暗号技術のいま ネット社会とPKI

<暗号技術のいま ネット社会とPKI>第16回 暗号技術の標準化動向

2002/06/10 16:18

週刊BCN 2002年06月10日vol.944掲載

 ここ数年の間で、暗号技術の日本での報道で一番騒がれたのは、第三世代携帯電話に日本の暗号技術が採用された事ではないだろうか。第三世代携帯電話が昨年10月より、世界に先駆けて、日本で本サービスが開始された。この携帯電話の規格作成時に、ユーザー保護を目的とした、高度なセキュリティ技術やプライバシー保護技術の採用が求められ、こうした要望に応えるため、W-CDMA(広帯域符号分割多元接続)方式の仕様策定に携わる団体3GPP(3rd Generation Partnership Project)が、暗号アルゴリズムKASUMIを規格化した。

 暗号アルゴリズムKASUMIは、三菱電機の暗号アルゴリズムMISTY1を、移動通信システム用にカスタマイズしたものである。KASUMIは、W-CDMAの無線部分の基本的な暗号化技術として使用されている。日本発の暗号アルゴリズムをベースにしたものが、唯一の国際標準になったのは、日本の暗号史上初めてであり、画期的なことである。一方、国際的に話題になった暗号技術というと、やはり米国の次世代標準暗号アルゴリズムAES(Advanced Encryption Algorithm)であろう。欧州の応募暗号アルゴリズムRijndealをAESとして選出し、昨年11月に正式に米国連邦標準として制定された。このAESに触発されてか、いくつかの暗号アルゴリズムに関する国際プロジェクトが開始されている。

 その1つは欧州のプロジェクトNESSIE(New European Schemes for Signatures, Integrity and Encryption)である。このプロジェクトはECの情報社会技術プログラムの1つとして、2000年1月から2002年12月までの3年間実施されている。米国のAES選定とは異なり、ブロック暗号だけでなく、ストリーム暗号、公開鍵暗号、署名・認証方式、ハッシュ関数、擬似ランダム関数等、暗号部品の関する多くのカテゴリーで、推奨リストを作成することになっている。推奨リストを作成するための選定基準は、安全性、市場の要求、性能、柔軟性の4つであり、昨年9月に第1次選考結果が発表された。
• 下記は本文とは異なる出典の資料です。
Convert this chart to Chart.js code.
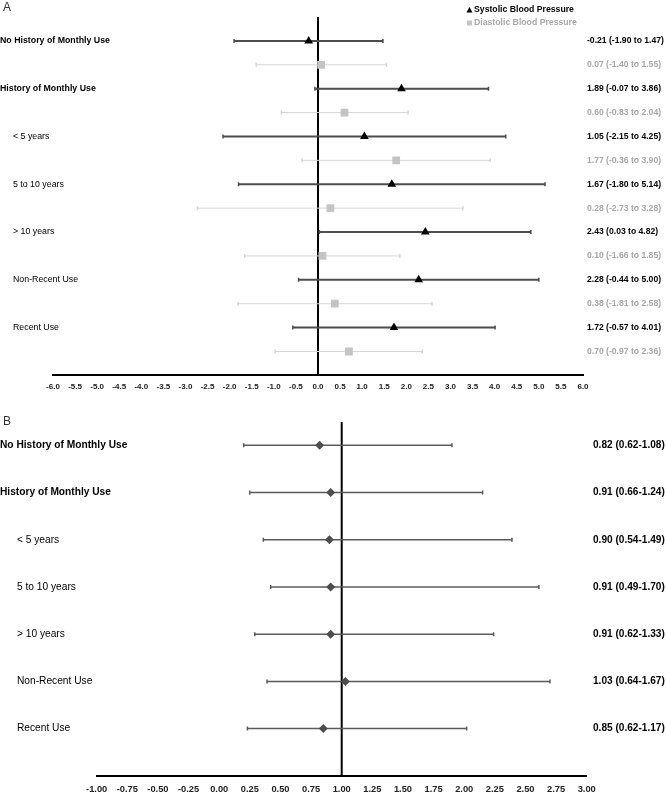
<!DOCTYPE html>
<html>
<head>
<meta charset="utf-8">
<script src="https://cdn.jsdelivr.net/npm/chart.js@4/dist/chart.umd.min.js"></script>
<style>
  body { margin: 0; background: #fff; overflow: hidden; }
  #wrap { position: relative; width: 666px; height: 793px; overflow: hidden; }
  canvas { position: absolute; left: 0; }
  #chartA { top: 0; }
  #chartB { top: 400px; }
</style>
</head>
<body>
<div id="wrap">
  <canvas id="chartA" width="666" height="400"></canvas>
  <canvas id="chartB" width="666" height="410"></canvas>
</div>
<script>
const grupos = ['No History of Monthly Use', 'History of Monthly Use', '< 5 years', '5 to 10 years', '> 10 years', 'Non-Recent Use', 'Recent Use'];

// Panel A: cambio de presión arterial (estimación e IC 95%)
const sbpEst  = [-0.21, 1.89, 1.05, 1.67, 2.43, 2.28, 1.72];
const sbpLow  = [-1.90, -0.07, -2.15, -1.80, 0.03, -0.44, -0.57];
const sbpHigh = [1.47, 3.86, 4.25, 5.14, 4.82, 5.00, 4.01];
const dbpEst  = [0.07, 0.60, 1.77, 0.28, 0.10, 0.38, 0.70];
const dbpLow  = [-1.40, -0.83, -0.36, -2.73, -1.66, -1.81, -0.97];
const dbpHigh = [1.55, 2.04, 3.90, 3.28, 1.85, 2.58, 2.36];

// Panel B: OR con IC impreso, y extremos de las barras tal como están dibujadas
const orEst  = [0.82, 0.91, 0.90, 0.91, 0.91, 1.03, 0.85];
const orLow  = [0.62, 0.66, 0.54, 0.49, 0.62, 0.64, 0.62];
const orHigh = [1.08, 1.24, 1.49, 1.70, 1.33, 1.67, 1.17];
const orBarLow  = [0.20, 0.25, 0.36, 0.42, 0.29, 0.39, 0.23];
const orBarHigh = [1.90, 2.15, 2.39, 2.61, 2.24, 2.70, 2.02];

const fam = "'Liberation Sans', Arial, sans-serif";
Chart.defaults.font.family = fam;
Chart.defaults.animation = false;

function bigote(lo, hi, y, color, width) {
    return {
        type: 'line',
        data: [{ x: lo, y: y }, { x: hi, y: y }],
        borderColor: color,
        borderWidth: width,
        pointStyle: 'line',
        pointRotation: 90,
        pointRadius: 2,
        pointBorderColor: color,
        pointBorderWidth: 1.5,
        showLine: true,
        order: 1
    };
}

// ---------- Panel A ----------
const datasetsA = [{
    type: 'line',
    data: [{ x: 0, y: -1 }, { x: 0, y: 14 }],
    borderColor: '#000',
    borderWidth: 2,
    pointRadius: 0,
    order: 2
}];
for (let i = 0; i < grupos.length; i++) {
    datasetsA.push(bigote(sbpLow[i], sbpHigh[i], 2 * i, '#4d4d4d', 2));
    datasetsA.push(bigote(dbpLow[i], dbpHigh[i], 2 * i + 1, '#d6d6d6', 1));
}
datasetsA.push({
    type: 'scatter',
    data: sbpEst.map((v, i) => ({ x: v, y: 2 * i })),
    pointStyle: 'triangle',
    pointRadius: 5,
    backgroundColor: '#000',
    borderColor: '#000',
    borderWidth: 0,
    order: 0
});
datasetsA.push({
    type: 'scatter',
    data: dbpEst.map((v, i) => ({ x: v, y: 2 * i + 1 })),
    pointStyle: 'rect',
    pointRadius: 5.5,
    backgroundColor: '#c4c4c4',
    borderColor: '#c4c4c4',
    borderWidth: 0,
    order: 0
});

const fmtA = (e, l, h) => `${e.toFixed(2)} (${l.toFixed(2)} to ${h.toFixed(2)})`;

const textosA = {
    id: 'textosA',
    afterDraw(chart) {
        const ctx = chart.ctx;
        const ys = chart.scales.y;
        ctx.save();
        ctx.textBaseline = 'middle';
        ctx.textAlign = 'left';
        ctx.fillStyle = '#333';
        ctx.font = '12px ' + fam;
        ctx.fillText('A', 3, 8);
        grupos.forEach((g, i) => {
            const principal = i < 2;
            ctx.fillStyle = '#000';
            ctx.font = (principal ? 'bold ' : '') + '8.8px ' + fam;
            ctx.fillText(g, principal ? 0 : 13, ys.getPixelForValue(2 * i));
            ctx.font = 'bold 8.6px ' + fam;
            ctx.fillText(fmtA(sbpEst[i], sbpLow[i], sbpHigh[i]), 587, ys.getPixelForValue(2 * i));
            ctx.fillStyle = '#a8a8a8';
            ctx.fillText(fmtA(dbpEst[i], dbpLow[i], dbpHigh[i]), 587, ys.getPixelForValue(2 * i + 1));
        });
        // leyenda
        ctx.font = 'bold 8.7px ' + fam;
        ctx.fillStyle = '#000';
        ctx.beginPath();
        ctx.moveTo(469.5, 7);
        ctx.lineTo(472.5, 12.5);
        ctx.lineTo(466.5, 12.5);
        ctx.closePath();
        ctx.fill();
        ctx.fillText('Systolic Blood Pressure', 474, 10);
        ctx.fillStyle = '#c4c4c4';
        ctx.fillRect(467, 20.5, 5, 5);
        ctx.fillStyle = '#a8a8a8';
        ctx.fillText('Diastolic Blood Pressure', 474, 23);
        ctx.restore();
    }
};

new Chart(document.getElementById('chartA'), {
    type: 'scatter',
    data: { datasets: datasetsA },
    options: {
        responsive: false,
        layout: { padding: { left: 53, right: 83, top: 17, bottom: 1 } },
        plugins: { legend: { display: false }, tooltip: { enabled: false } },
        scales: {
            x: {
                type: 'linear', min: -6, max: 6,
                border: { display: true, color: '#000', width: 2 },
                grid: { display: false, drawTicks: false },
                ticks: {
                    stepSize: 0.5, autoSkip: false, maxRotation: 0, padding: 7,
                    color: '#222', font: { size: 8, weight: 'bold' },
                    callback: v => v.toFixed(1)
                }
            },
            y: { type: 'linear', min: -1, max: 14, reverse: true, display: false }
        }
    },
    plugins: [textosA]
});

// ---------- Panel B ----------
const datasetsB = [{
    type: 'line',
    data: [{ x: 1, y: -0.5 }, { x: 1, y: 7 }],
    borderColor: '#000',
    borderWidth: 2,
    pointRadius: 0,
    order: 2
}];
for (let i = 0; i < grupos.length; i++) {
    datasetsB.push(bigote(orBarLow[i], orBarHigh[i], i, '#5a5a5a', 1.5));
}
datasetsB.push({
    type: 'scatter',
    data: orEst.map((v, i) => ({ x: v, y: i })),
    pointStyle: 'rectRot',
    pointRadius: 4.5,
    backgroundColor: '#4d4d4d',
    borderColor: '#4d4d4d',
    borderWidth: 0,
    order: 0
});

const textosB = {
    id: 'textosB',
    afterDraw(chart) {
        const ctx = chart.ctx;
        const ys = chart.scales.y;
        ctx.save();
        ctx.textBaseline = 'middle';
        ctx.textAlign = 'left';
        ctx.fillStyle = '#333';
        ctx.font = '12px ' + fam;
        ctx.fillText('B', 3, 22);
        grupos.forEach((g, i) => {
            const principal = i < 2;
            ctx.fillStyle = '#000';
            ctx.font = (principal ? 'bold ' : '') + '10.2px ' + fam;
            ctx.fillText(g, principal ? 0 : 17, ys.getPixelForValue(i));
            ctx.font = 'bold 10.1px ' + fam;
            ctx.fillText(`${orEst[i].toFixed(2)} (${orLow[i].toFixed(2)}-${orHigh[i].toFixed(2)})`, 593, ys.getPixelForValue(i));
        });
        ctx.restore();
    }
};

new Chart(document.getElementById('chartB'), {
    type: 'scatter',
    data: { datasets: datasetsB },
    options: {
        responsive: false,
        layout: { padding: { left: 96.7, right: 79.3, top: 21.7, bottom: 7 } },
        plugins: { legend: { display: false }, tooltip: { enabled: false } },
        scales: {
            x: {
                type: 'linear', min: -1, max: 3,
                border: { display: true, color: '#000', width: 2 },
                grid: { display: false, drawTicks: false },
                ticks: {
                    stepSize: 0.25, autoSkip: false, maxRotation: 0, padding: 8,
                    color: '#222', font: { size: 9.3, weight: 'bold' },
                    callback: v => v.toFixed(2)
                }
            },
            y: { type: 'linear', min: -0.5, max: 7, reverse: true, display: false }
        }
    },
    plugins: [textosB]
});
</script>
</body>
</html>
ブロック暗号のカテゴリーでは、日本からの提案暗号アルゴリズム中、三菱電機の暗号アルゴリズムMISTY1と、三菱電機とNTTが共同開発した暗号アルゴリズムのCamelliaのみが第1次選考を通過している。本年12月に最終選考結果が発表される予定である。

 もう1つ注目されるプロジェクトはISOである。IEC(国際電気標準会議)と共同で運営しているJTC1/SC27では、情報セキュリティに関する標準化を行っている。現在、電子署名、認証手順、暗号化の際に必要な鍵の管理等の規格がある。過去にISOでは、米国の暗号アルゴリズムDESを国際規格化しようとした際に、輸出規制や強度評価の困難性を理由に米国から反対があったため、標準化を中止し、暗号アルゴリズムの登録制に切り替えた経緯があり、最近までISOでは暗号アルゴリズムの標準化は行われていなかった。

 だが、2000年にようやくISOでも18033という番号の新プロジェクトが発足し、暗号アルゴリズムの標準化に着手した。本プロジェクトは4つのパートから構成されており、パート1は総論、パート2は公開鍵暗号、パート3はブロック暗号、パート4はストリーム暗号をそれぞれ規格化する。パート3のブロック暗号には、米国の新標準暗号アルゴリズムAESや、銀行業界等で使用されているTriple DES、三菱電機のMISTY1やCamellia等も提案されている。現在、初期のドラフト段階で、来年頃規格化される予定である。以上、3GPP、NESSIE、ISOの現状を報告した。なお、日本の電子政府用の暗号アルゴリズムの状況については、次回で紹介する予定である。